Now I don't know how to figure out what that means when my mileage says I've gone 100miles. How much have I really gone?
 
It's a little tricky isn't it? When your going 30 miles an hour but your speedometer says your going 25 that means that when your really going 60 your speedometer will say 50.

So your odometer is going to read approximately 5/6 of the actual distance traveled. So when you measure 100 miles you've acutally gone approximately 120 miles.

A better way to figure is out is with tire diameters.
 
it is a percentage of how fast you are going. it is not a constant.

You can easily be off 15% or so.
 
Yup! Take the ratio of tire diameters...

Assuming 27's are stock, you'd divide 35 by 27 and then muliply by how many miles you went.
 
It has to be constant becasue the change in tire diameter is constant. Stonefly is right on the money.

BTW, where did you get that bonerriffic avatar? Talk about POSTing a message!
 
so say at 60 you are actually going 65
Does that mean when the speedo says 10mph you are going 15??

Nope.

the change in tire size is constant, however, the distance traveled/time is not.

The faster you go the more distance you are going compared to the time spent geting there.


I have about a 10% loss in my superduty. That equates to going 55 when the speeds says 50mph. But when I am going 17 mph the speedo says 15mph.

It is the time factor that makes the difference.
 
Mace you are correct and we're saying the same thing just a different way of figuring it out.

The difference in tire sizes is constant. That percent difference is constant. For your rig it's about 10% it seems that for airon23 it'ls more like 16-20%.

What size tire is stock on a 60 anyway?
 
I concur with Mace. I run 31"s and I'm off just about 10%. I think stock was somewhere around 28-29" tires. 235/75/15. You need to figure out the PERCENTAGE you are off, and then you take your mileage and multiply by 1.1 (if you're 10% off), then divide by gallons.
 
Here's how to figure this out.

Use a long-ish set of measured mileposts on the freeway to determine actual distance vs odo distance.

Since we're all running larger tires, the odo distance will be shorter than the actual distance.

Now to the math part:
Divide actual distance by odo distance.
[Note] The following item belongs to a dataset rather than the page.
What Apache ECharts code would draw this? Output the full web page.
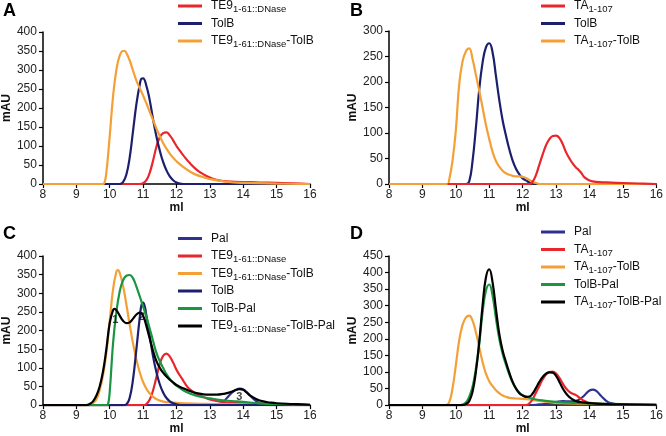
<!DOCTYPE html>
<html><head><meta charset="utf-8">
<script src="https://cdn.jsdelivr.net/npm/echarts@6/dist/echarts.min.js"></script>
<style>html,body{margin:0;padding:0;background:#fff}#c{width:666px;height:436px}</style>
</head><body><div id="c"></div>
<script>
// ---------- data (x = ml, y = mAU) ----------
const A_TE9 = [[8,0],[10.9,0],[11.0,2],[11.1,10],[11.2,30],[11.3,62],[11.4,98],[11.5,123],[11.6,134],[11.7,136],[11.8,128],[11.9,115],[12.0,100],[12.1,88],[12.2,76],[12.4,55],[12.6,38],[12.8,26],[13.0,17],[13.2,11],[13.5,7],[14.0,5],[14.2,5],[14.5,4],[15,3],[15.5,2],[16,0]];
const A_TolB = [[8,0],[10.3,0],[10.4,5],[10.5,25],[10.6,70],[10.7,140],[10.8,210],[10.9,262],[10.95,277],[11.0,278],[11.1,258],[11.2,220],[11.3,170],[11.4,125],[11.5,88],[11.6,58],[11.7,36],[11.8,20],[11.9,10],[12.0,4],[12.1,1],[12.2,0],[16,0]];
const A_TE9TolB = [[8,0],[9.8,0],[9.85,5],[9.9,30],[10.0,125],[10.1,230],[10.2,300],[10.3,338],[10.4,350],[10.45,350],[10.5,345],[10.6,325],[10.7,298],[10.8,272],[10.9,252],[11.0,233],[11.1,212],[11.2,190],[11.3,168],[11.4,146],[11.5,126],[11.6,108],[11.7,93],[11.8,80],[11.9,69],[12.0,60],[12.2,45],[12.4,33],[12.6,24],[12.8,18],[13.0,13],[13.5,6],[14,3],[15,1],[16,0]];

const B_TA = [[9.75,0],[12.2,0],[12.3,5],[12.4,18],[12.5,38],[12.6,58],[12.7,76],[12.8,88],[12.9,94],[13.0,95],[13.1,90],[13.2,78],[13.3,62],[13.4,50],[13.5,40],[13.6,32],[13.67,28],[13.75,22],[13.85,13],[14.0,7],[14.2,4],[14.5,3],[15,2],[15.5,1],[16,0]];
const B_TolB = [[8,0],[10.3,0],[10.4,5],[10.5,45],[10.6,110],[10.7,185],[10.8,238],[10.9,268],[11.0,276],[11.1,258],[11.2,212],[11.3,165],[11.4,125],[11.5,95],[11.6,68],[11.7,46],[11.8,30],[11.9,19],[12.0,11],[12.1,7],[12.2,3],[12.3,1],[12.4,0],[16,0]];
const B_TATolB = [[8,0],[9.75,0],[9.8,8],[9.9,45],[10.0,105],[10.1,195],[10.2,240],[10.3,260],[10.4,266],[10.5,245],[10.6,214],[10.7,183],[10.8,150],[10.9,116],[11.0,88],[11.1,63],[11.2,45],[11.3,34],[11.4,26],[11.5,21],[11.6,18],[11.7,16],[11.8,15],[11.9,15],[12.0,14],[12.1,12],[12.2,8],[12.3,4],[12.4,2],[12.5,0],[16,0]];

const C_Pal = [[8,0],[13.2,0],[13.3,2],[13.4,8],[13.5,18],[13.6,28],[13.7,36],[13.8,42],[13.9,44],[14.0,42],[14.1,35],[14.2,26],[14.3,17],[14.4,10],[14.5,5],[14.6,2],[14.8,0],[16,0]];
const C_TE9 = [[8,0],[11.0,0],[11.1,3],[11.2,15],[11.3,40],[11.4,75],[11.5,110],[11.6,132],[11.7,138],[11.8,130],[11.9,114],[12.0,95],[12.1,80],[12.2,66],[12.3,52],[12.4,42],[12.6,30],[12.8,22],[13.0,15],[13.2,11],[13.5,7],[14,5],[14.5,4],[15,3],[16,0]];
const C_TE9TolB = [[8,0],[9.4,0],[9.5,5],[9.6,15],[9.7,40],[9.8,80],[9.9,140],[10.0,225],[10.1,310],[10.2,358],[10.25,362],[10.3,355],[10.4,320],[10.5,270],[10.6,215],[10.7,165],[10.8,122],[10.9,88],[11.0,62],[11.1,44],[11.2,31],[11.3,22],[11.4,16],[11.5,12],[11.7,8],[12,6],[12.5,4],[13,3],[14,2],[15,1],[16,0]];
const C_TolB = [[8,0],[10.4,0],[10.5,2],[10.6,20],[10.7,70],[10.8,150],[10.9,235],[10.95,268],[11.0,275],[11.05,265],[11.1,240],[11.2,185],[11.3,130],[11.4,88],[11.5,56],[11.6,34],[11.7,19],[11.8,10],[11.9,5],[12.0,2],[12.2,0],[16,0]];
const C_TolBPal = [[8,0],[9.9,0],[9.95,2],[10.0,35],[10.1,165],[10.2,250],[10.3,305],[10.4,335],[10.5,347],[10.6,349],[10.7,340],[10.8,318],[10.9,292],[11.0,265],[11.1,237],[11.2,205],[11.3,172],[11.4,140],[11.5,118],[11.6,100],[11.7,83],[11.8,70],[11.9,60],[12.0,52],[12.2,40],[12.4,31],[12.6,25],[12.8,21],[13.0,18],[13.4,13],[13.8,10],[14.2,7],[14.6,4],[15,3],[15.5,2],[16,1]];
const C_TE9TolBPal = [[8,0],[9.3,0],[9.4,3],[9.5,10],[9.6,25],[9.7,50],[9.8,90],[9.9,150],[10.0,220],[10.1,255],[10.15,258],[10.2,255],[10.3,240],[10.4,226],[10.5,220],[10.6,222],[10.7,232],[10.8,243],[10.9,248],[11.0,240],[11.1,212],[11.2,178],[11.3,145],[11.4,118],[11.5,100],[11.6,87],[11.7,77],[11.8,68],[11.9,61],[12.0,54],[12.2,45],[12.4,38],[12.6,32],[12.8,29],[13.0,28],[13.2,28],[13.4,30],[13.6,34],[13.8,41],[13.9,43],[14.0,41],[14.1,34],[14.2,26],[14.4,16],[14.6,10],[14.8,7],[15.0,5],[15.5,3],[16,1]];
const C_peakNumbers = [[10.17,229,'1'],[10.96,237,'2'],[13.88,21,'3']];

const D_Pal = [[8,0],[12.2,0],[12.5,2],[12.8,5],[13.0,9],[13.2,12],[13.4,11],[13.6,13],[13.8,25],[13.9,35],[14.0,44],[14.1,47],[14.2,43],[14.3,33],[14.4,22],[14.5,13],[14.6,7],[14.8,3],[15,1],[16,0]];
const D_TA = [[8,0],[12.1,0],[12.2,5],[12.3,18],[12.4,38],[12.5,58],[12.6,78],[12.7,92],[12.8,100],[12.9,101],[13.0,95],[13.1,82],[13.2,65],[13.3,50],[13.4,40],[13.5,34],[13.6,30],[13.7,22],[13.8,15],[13.9,10],[14.0,7],[14.3,4],[15,2],[16,0]];
const D_TATolB = [[8,0],[9.7,0],[9.8,8],[9.9,50],[10.0,120],[10.1,195],[10.2,242],[10.3,264],[10.4,270],[10.5,255],[10.6,220],[10.7,175],[10.8,130],[10.9,95],[11.0,72],[11.1,57],[11.2,45],[11.3,36],[11.4,29],[11.5,25],[11.6,22],[11.8,20],[12.0,19],[12.2,17],[12.4,14],[12.6,11],[12.8,9],[13.0,7],[13.5,5],[14,4],[15,2],[16,1]];
const D_TolBPal = [[8,0],[10.1,0],[10.2,2],[10.3,8],[10.4,25],[10.5,55],[10.6,110],[10.7,185],[10.8,280],[10.9,345],[11.0,364],[11.1,330],[11.2,262],[11.3,200],[11.4,155],[11.5,122],[11.6,92],[11.7,68],[11.8,50],[11.9,38],[12.0,30],[12.1,26],[12.2,22],[12.4,17],[12.6,14],[13.0,10],[13.5,7],[14,5],[15,3],[16,1]];
const D_TATolBPal = [[8,0],[10.2,0],[10.3,3],[10.4,12],[10.5,40],[10.6,100],[10.7,190],[10.8,300],[10.9,385],[11.0,410],[11.1,370],[11.2,290],[11.3,215],[11.4,165],[11.5,130],[11.6,98],[11.7,70],[11.8,50],[11.9,36],[12.0,29],[12.1,25],[12.2,26],[12.3,35],[12.4,52],[12.5,70],[12.6,85],[12.7,95],[12.8,99],[12.9,98],[13.0,88],[13.1,70],[13.2,50],[13.3,35],[13.4,24],[13.5,17],[13.6,12],[13.8,8],[14.0,6],[14.5,3],[15,2],[16,1]];

const yMax = [400, 300, 400, 450];
const panelLetters = ['A','B','C','D'];

// ---------- style ----------
const FONT = 'Liberation Sans, Arial, Helvetica, sans-serif';
const RED = '#e8262b', NAVY = '#1c1f6e', PAL = '#2e3192', ORANGE = '#f4a036', GREEN = '#1a9641', BLACK = '#000000';

const LABELS = {
  'A_TE9':'TE9{s|1-61::DNase}', 'A_TolB':'TolB', 'A_TE9TolB':'TE9{s|1-61::DNase}-TolB',
  'B_TA':'TA{s|1-107}', 'B_TolB':'TolB', 'B_TATolB':'TA{s|1-107}-TolB',
  'C_Pal':'Pal', 'C_TE9':'TE9{s|1-61::DNase}', 'C_TE9TolB':'TE9{s|1-61::DNase}-TolB', 'C_TolB':'TolB', 'C_TolBPal':'TolB-Pal', 'C_TE9TolBPal':'TE9{s|1-61::DNase}-TolB-Pal',
  'D_Pal':'Pal', 'D_TA':'TA{s|1-107}', 'D_TATolB':'TA{s|1-107}-TolB', 'D_TolBPal':'TolB-Pal', 'D_TATolBPal':'TA{s|1-107}-TolB-Pal'
};

const grids = [
  {left:40, top:32, width:270, height:152},
  {left:389, top:31, width:269, height:153},
  {left:40, top:256, width:270, height:154},
  {left:389, top:256, width:269, height:154}
];

function xAx(i){ return {gridIndex:i, type:'value', min:8, max:16, interval:1,
  name:'ml', nameLocation:'middle', nameGap:15, nameTextStyle:{fontFamily:FONT, fontSize:12, fontWeight:'bold', color:'#111'},
  axisLine:{show:true, onZero:false, lineStyle:{color:'#000', width:1.5}},
  axisTick:{show:true, length:4, lineStyle:{color:'#000', width:1.2}},
  axisLabel:{fontFamily:FONT, fontSize:12, color:'#222', margin:5},
  splitLine:{show:false}}; }
function yAx(i){ return {gridIndex:i, type:'value', min:0, max:yMax[i], interval:50,
  name:'mAU', nameLocation:'middle', nameGap:26, nameRotate:90, nameTextStyle:{fontFamily:FONT, fontSize:12, fontWeight:'bold', color:'#111'},
  axisLine:{show:true, lineStyle:{color:'#000', width:1.5}},
  axisTick:{show:true, length:4, lineStyle:{color:'#000', width:1.2}},
  axisLabel:{fontFamily:FONT, fontSize:12, color:'#222', margin:6},
  splitLine:{show:false}}; }

function ln(name, data, color, gi, z){
  return {type:'line', name:name, data:data, xAxisIndex:gi, yAxisIndex:gi, smooth:0.45,
    symbol:'none', showSymbol:false, z:z||2, lineStyle:{color:color, width:2.2}, itemStyle:{color:color}};
}

function legend(names, left, top){
  return {data:names, orient:'vertical', left:left, top:top, itemGap:0.5, itemWidth:24, itemHeight:3,
    icon:'rect', selectedMode:false, padding:0,
    formatter:function(n){ return LABELS[n]; },
    textStyle:{fontFamily:FONT, fontSize:12, color:'#111', lineHeight:17, padding:[0,0,0,4],
      rich:{s:{fontFamily:FONT, fontSize:9.5, color:'#111', verticalAlign:'bottom', lineHeight:11}}}};
}

const series = [
  ln('A_TE9', A_TE9, RED, 0, 2), ln('A_TolB', A_TolB, NAVY, 0, 3), ln('A_TE9TolB', A_TE9TolB, ORANGE, 0, 4),
  ln('B_TolB', B_TolB, NAVY, 1, 2), ln('B_TATolB', B_TATolB, ORANGE, 1, 3), ln('B_TA', B_TA, RED, 1, 4),
  ln('C_Pal', C_Pal, PAL, 2, 2), ln('C_TE9', C_TE9, RED, 2, 2), ln('C_TE9TolB', C_TE9TolB, ORANGE, 2, 3), ln('C_TolB', C_TolB, NAVY, 2, 3),
  ln('C_TolBPal', C_TolBPal, GREEN, 2, 4), ln('C_TE9TolBPal', C_TE9TolBPal, BLACK, 2, 5),
  ln('D_Pal', D_Pal, PAL, 3, 2), ln('D_TATolB', D_TATolB, ORANGE, 3, 3), ln('D_TA', D_TA, RED, 3, 3),
  ln('D_TolBPal', D_TolBPal, GREEN, 3, 4), ln('D_TATolBPal', D_TATolBPal, BLACK, 3, 5),
  {type:'scatter', xAxisIndex:2, yAxisIndex:2, data:C_peakNumbers, symbolSize:2, z:6,
   itemStyle:{color:'rgba(0,0,0,0)'}, silent:true,
   label:{show:true, position:'inside', formatter:function(p){return p.value[2];}, fontFamily:FONT, fontSize:11, fontWeight:'bold', color:'#111'}}
];

const chart = echarts.init(document.getElementById('c'), null, {renderer:'canvas'});
chart.setOption({
  animation:false,
  backgroundColor:'#fff',
  title: panelLetters.map(function(t, i){
    return {text:t, left:(i%2===0)?3:350, top:(i<2)?2:225, padding:0,
      textStyle:{fontFamily:FONT, fontSize:18, fontWeight:'bold', color:'#000'}};
  }),
  grid: grids,
  xAxis: [0,1,2,3].map(xAx),
  yAxis: [0,1,2,3].map(yAx),
  legend: [
    legend(['A_TE9','A_TolB','A_TE9TolB'], 178, -2.5),
    legend(['B_TA','B_TolB','B_TATolB'], 541, -2.5),
    legend(['C_Pal','C_TE9','C_TE9TolB','C_TolB','C_TolBPal','C_TE9TolBPal'], 178, 230),
    legend(['D_Pal','D_TA','D_TATolB','D_TolBPal','D_TATolBPal'], 541, 223.5)
  ],
  series: series
});
</script></body></html>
Example 10 miles/8.5 miles. This =1.176, or approx 18% difference. That is, you are going 18% further than your odometer indicates.
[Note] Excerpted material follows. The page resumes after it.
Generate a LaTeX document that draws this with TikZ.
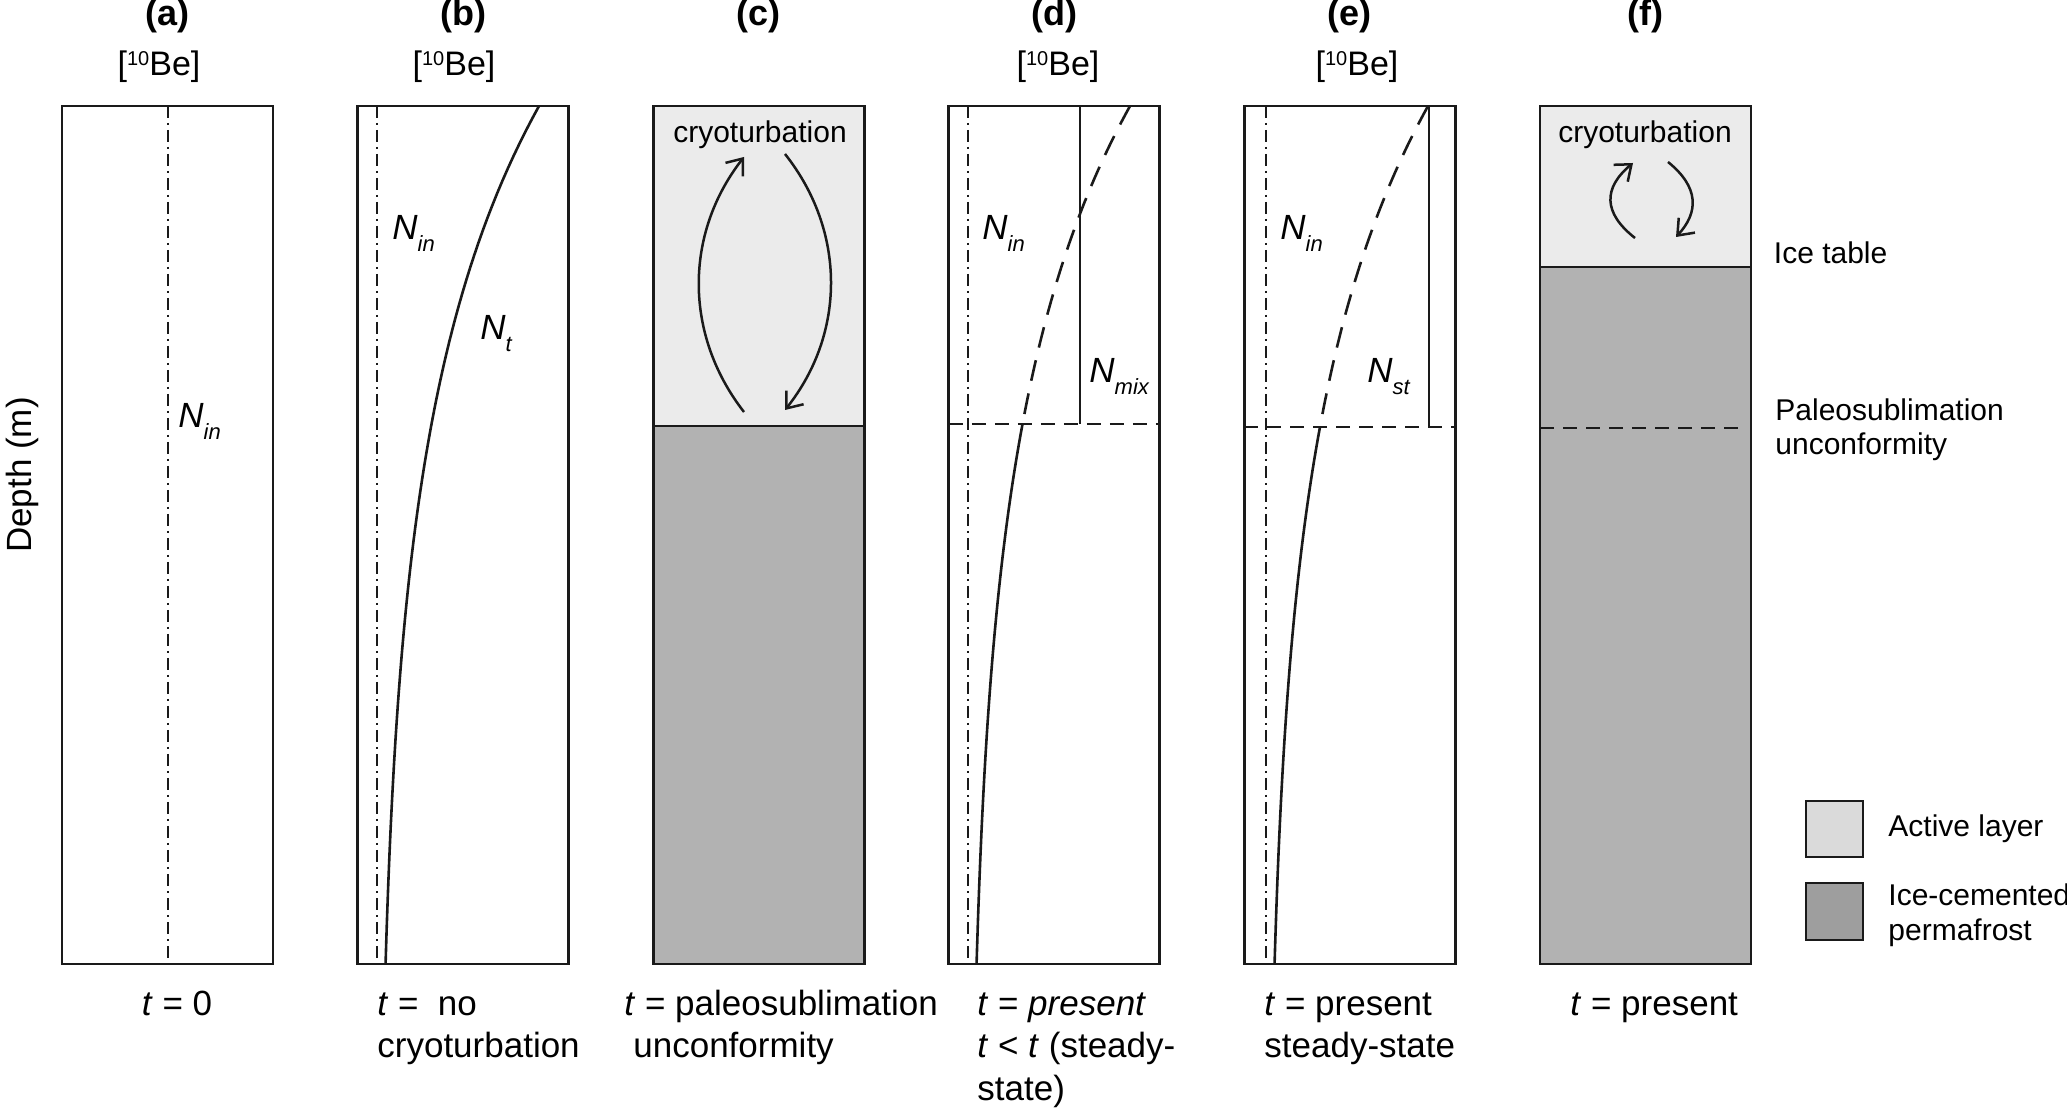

When you next do a fillup, multiply your odo milage by 1.18 (this will give you the actual miles you travelled). Then divide this adjusted number by gallons.
 
airon23 said:
Is there any way to be exact? Just trying to calculate for gas mileage even though I know it's prolly pretty bad but just trying to figure it out anyway. Thanks for any help given.
Yes. There is one way to be exact, compare the speedo to the GPS reading on a flat road at a steady speed.

The flat road requirement is because most GPS units only give speed on a horizontal plane. IOW, if you jumped off a cliff w/ the GPS, it would show a speed of 0MPH, because your Lat & Long. is not changing one bit. Neat stuff, huh?

Speedo error is inconsistent. It might be -1.5% at 30MPH and +1.8% at 60MPH. So for absolute accuracy, check the speedo/GPS at a couple of useful speeds, like 35MPH for in town and 60MPH for highway.